Opinión | Arenas movedizas

Los muertos

Conservo los teléfonos de amigos o conocidos que ya han fallecido. Cuando tal cosa ocurre no me atrevo a eliminarlos. Nadie nos ha dicho cuál es el momento oportuno para hacerlo: si transcurridos unos días después del óbito o cuando hemos dado un plazo preceptivo al luto. Las fases del duelo son cinco (o siete, según la ciencia que las dicte) y la prolongación de éstas carece de duración predeterminada, va a criterio del doliente. Conservar en la agenda el teléfono de un amigo o de un familiar que ya no está entre nosotros es algo serio. Uno no borra el móvil de un ser querido como quien deja de desear feliz año pasada la fiesta de Reyes.

A veces los busco en la agenda. Siguen ahí. Sus fotos siguen ahí. Su viudo o su viuda, acaso su padre o su madre, quizá sus hijos no se han deshecho del número y lo conservan como si aún viviera el propietario, creando una suerte de vacío que no lo es del todo porque en la aplicación de mensajería que utilizamos la mayoría conservamos la última conversación, la última broma, el último reproche o un “hasta siempre, amigo”.

Yo no me atrevo a borrarlos. O no quiero. No es tanto un trastorno como una muestra de lealtad, de preservar su memoria mientras nadie usurpe sus números, de mantenerlos ahí hasta que sus seres queridos los hereden, les cambien la fotografía que el titular tenía en vida o los den de baja de un modo irrevocable. En un mundo tan conectado, la muerte definitiva de los amigos se produce cuando su número de teléfono deja de existir y una voz impersonal recita que el número marcado ya no pertenece a ningún cliente.

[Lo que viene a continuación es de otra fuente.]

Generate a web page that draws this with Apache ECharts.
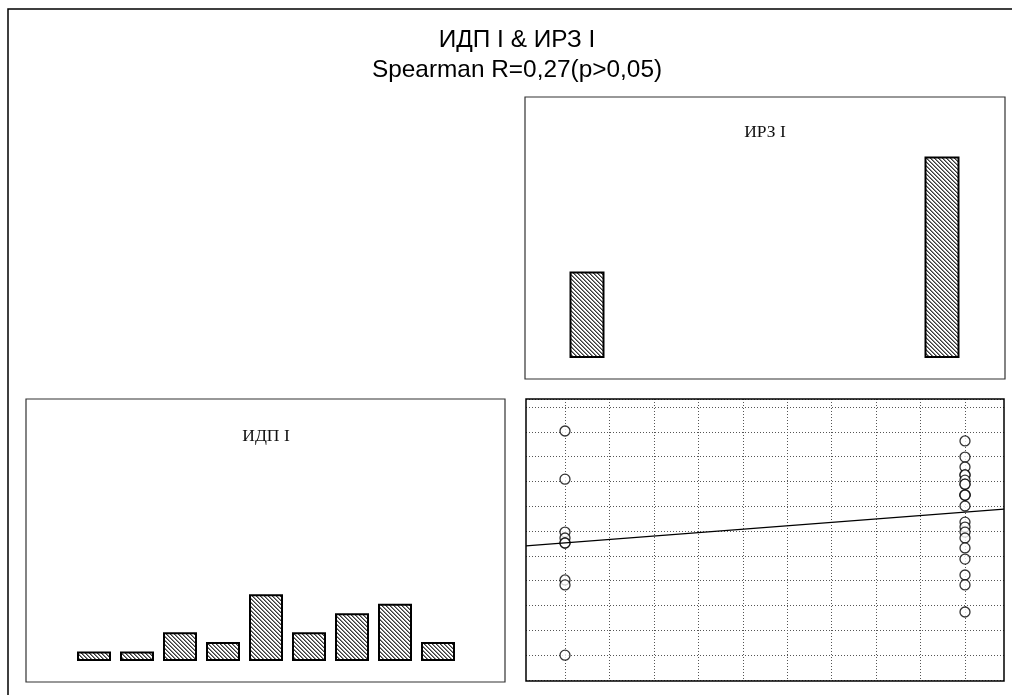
<!DOCTYPE html>
<html><head><meta charset="utf-8">
<script src="https://cdn.jsdelivr.net/npm/echarts@6/dist/echarts.min.js"></script>
<style>html,body{margin:0;padding:0;background:#fff}#c{width:1012px;height:695px}</style>
</head><body><div id="c"></div>
<script>
// ---- data ----
const titleMain = 'ИДП I & ИРЗ I';
const titleSub = 'Spearman R=0,27(p>0,05)';
const idpTitle = 'ИДП I';
const irzTitle = 'ИРЗ I';
const idpBins = ['1','2','3','4','5','6','7','8','9'];
const idpCounts = [1, 1, 3, 2, 7, 3, 5, 6, 2];
const irzValues = [0, 1];
const irzCounts = [9, 21];
// ИДП I values (scatter y) for ИРЗ I = first / second value
const idpAtIrzLow = [10.03, 8.09, 5.96, 5.72, 5.52, 5.52, 4.03, 3.83, 1.00];
const idpAtIrzHigh = [9.63, 8.98, 8.58, 8.26, 8.26, 8.05, 7.89, 7.89, 7.45, 7.45, 7.45,
                      7.01, 6.36, 6.16, 5.96, 5.72, 5.32, 4.87, 4.23, 3.83, 2.74];

// ---- build ----
const pts = idpAtIrzLow.map(v => [irzValues[0], v]).concat(idpAtIrzHigh.map(v => [irzValues[1], v]));
const n = pts.length;
const mx = pts.reduce((s, p) => s + p[0], 0) / n;
const my = pts.reduce((s, p) => s + p[1], 0) / n;
let sxy = 0, sxx = 0;
pts.forEach(p => { sxy += (p[0] - mx) * (p[1] - my); sxx += (p[0] - mx) * (p[0] - mx); });
const slope = sxy / sxx, icpt = my - slope * mx;
const xMin = -0.0975, xMax = 1.0975;
const fitLine = [[xMin, icpt + slope * xMin], [xMax, icpt + slope * xMax]];

const pc = document.createElement('canvas'); pc.width = 4; pc.height = 4;
const cx = pc.getContext('2d');
cx.fillStyle = '#ffffff'; cx.fillRect(0, 0, 4, 4);
for (let y = 0; y < 4; y++) for (let x = 0; x < 4; x++) {
  const k = (((x - y) % 4) + 4) % 4;
  if (k === 0) { cx.fillStyle = '#3a3a3a'; cx.fillRect(x, y, 1, 1); }
  else if (k === 1) { cx.fillStyle = '#8a8a8a'; cx.fillRect(x, y, 1, 1); }
}
const hatch = { image: pc, repeat: 'repeat' };

const dotted = { show: true, lineStyle: { color: '#555', width: 1, type: [1, 2] } };
const noAx = { axisLine: { show: false }, axisTick: { show: false }, axisLabel: { show: false } };
const sans = 'Liberation Sans, Arial, sans-serif';
const serif = 'Liberation Serif, Times New Roman, serif';

const chart = echarts.init(document.getElementById('c'));
chart.setOption({
  animation: false,
  backgroundColor: '#fff',
  title: [
    { text: titleMain, left: 517, top: 28.5, textAlign: 'center', padding: 0,
      textStyle: { fontFamily: sans, fontSize: 24.4, fontWeight: 'normal', color: '#000' } },
    { text: titleSub, left: 517, top: 58, textAlign: 'center', padding: 0,
      textStyle: { fontFamily: sans, fontSize: 24.4, fontWeight: 'normal', color: '#000' } },
    { text: irzTitle, left: 765, top: 123.5, textAlign: 'center', padding: 0,
      textStyle: { fontFamily: serif, fontSize: 17.5, fontWeight: 'normal', color: '#111' } },
    { text: idpTitle, left: 266, top: 427, textAlign: 'center', padding: 0,
      textStyle: { fontFamily: serif, fontSize: 17.5, fontWeight: 'normal', color: '#111' } }
  ],
  grid: [
    { left: 72.5, right: 552.5, top: 470, bottom: 34 },
    { left: 551.5, right: 34.5, top: 118, bottom: 337 },
    { left: 526, right: 8, top: 399, bottom: 15 },
    { left: 565, right: 47, top: 399, bottom: 15 }
  ],
  xAxis: [
    { type: 'category', gridIndex: 0, data: idpBins, show: false },
    { type: 'value', gridIndex: 1, min: -0.1, max: 1.1, show: false },
    Object.assign({ type: 'value', gridIndex: 2, min: xMin, max: xMax, splitLine: { show: false } }, noAx),
    Object.assign({ type: 'value', gridIndex: 3, min: 0, max: 9, interval: 1, splitLine: dotted }, noAx)
  ],
  yAxis: [
    { type: 'value', gridIndex: 0, min: 0, max: 20, show: false },
    { type: 'value', gridIndex: 1, min: 0, max: 25, show: false },
    Object.assign({ type: 'value', gridIndex: 2, min: 0, max: 11.32, interval: 1, splitLine: dotted }, noAx),
    { type: 'value', gridIndex: 3, min: 0, max: 1, show: false }
  ],
  series: [
    { type: 'bar', xAxisIndex: 0, yAxisIndex: 0, data: idpCounts, barWidth: 34,
      itemStyle: { color: hatch, borderColor: '#000', borderWidth: 2 } },
    { type: 'bar', xAxisIndex: 1, yAxisIndex: 1, data: irzValues.map((v, i) => [v, irzCounts[i]]), barWidth: 35,
      clip: false, itemStyle: { color: hatch, borderColor: '#000', borderWidth: 2 } },
    { type: 'scatter', xAxisIndex: 2, yAxisIndex: 2, data: pts, symbol: 'circle', symbolSize: 10,
      itemStyle: { color: '#fff', borderColor: '#000', borderWidth: 1.3 } },
    { type: 'line', xAxisIndex: 2, yAxisIndex: 2, data: fitLine, symbol: 'none',
      lineStyle: { color: '#000', width: 1.3 } }
  ],
  graphic: [
    { type: 'rect', z: 100, silent: true, shape: { x: 8, y: 9, width: 1100, height: 800 },
      style: { fill: null, stroke: '#000', lineWidth: 1.5 } },
    { type: 'rect', z: 100, silent: true, shape: { x: 525, y: 97, width: 480, height: 282 },
      style: { fill: null, stroke: '#333', lineWidth: 1.2 } },
    { type: 'rect', z: 100, silent: true, shape: { x: 26, y: 399, width: 479, height: 283 },
      style: { fill: null, stroke: '#333', lineWidth: 1.2 } },
    { type: 'rect', z: 100, silent: true, shape: { x: 526, y: 399, width: 478, height: 282 },
      style: { fill: null, stroke: '#000', lineWidth: 1.5 } }
  ]
});
</script></body></html>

Mi amigo Paco murió hace unos años. Pobre Paco. Al cabo de unos días me llamó su hermana, pero yo mantenía todavía el teléfono de Paco en la agenda. Paco llamando. Advertí enseguida que otra persona utilizaba el mismo número de teléfono que mi amigo, pero no pude evitar cierto sobrecogimiento. Era una llamada de agradecimiento en nombre de la familia por el cariño recibido durante las exequias. En cierto modo, era Paco agradeciendo. Ella es ahora la titular de esa línea. Imagino que dio la propia de baja para que la memoria de su hermano perdurara también en el teléfono, que es otra forma de que el recuerdo de un ser querido lo acompañe siempre a uno.

No es extraordinario que la familia de un fallecido se resista a cancelar su línea telefónica. No cambian la foto de perfil, no traspasan el número. Ellos o ellas mueren y el contacto perdura como línea en tránsito, dormida, sin nadie más que la utilice, en tierra de nadie.

Se dice que alguien nos deja cuando se muere. No es verdad. Les dejamos nosotros con el olvido y el tiempo. Conservarlos en la agenda es un modo de asomarnos de nuevo a aquella vida que compartimos, de ver sus fotos, de regodearnos en el tiempo vivido en común, leer aquel último mensaje que intercambiamos, comprobar satisfechos que lo vio y, al igual que hacemos como con los que aún siguen entre nosotros, aparcar la respuesta para otro momento, volver en unos meses y seguir la conversación en el punto que la dejamos. Me ocurre con mi amigo Agustín, al que se llevó el cáncer. En ocasiones miro su número y tengo la tentación de enviarle un mensaje. “Querido Agustín, no te vas a creer lo que ha pasado...”. Nunca me atrevo. No habrá doble marca en color azul.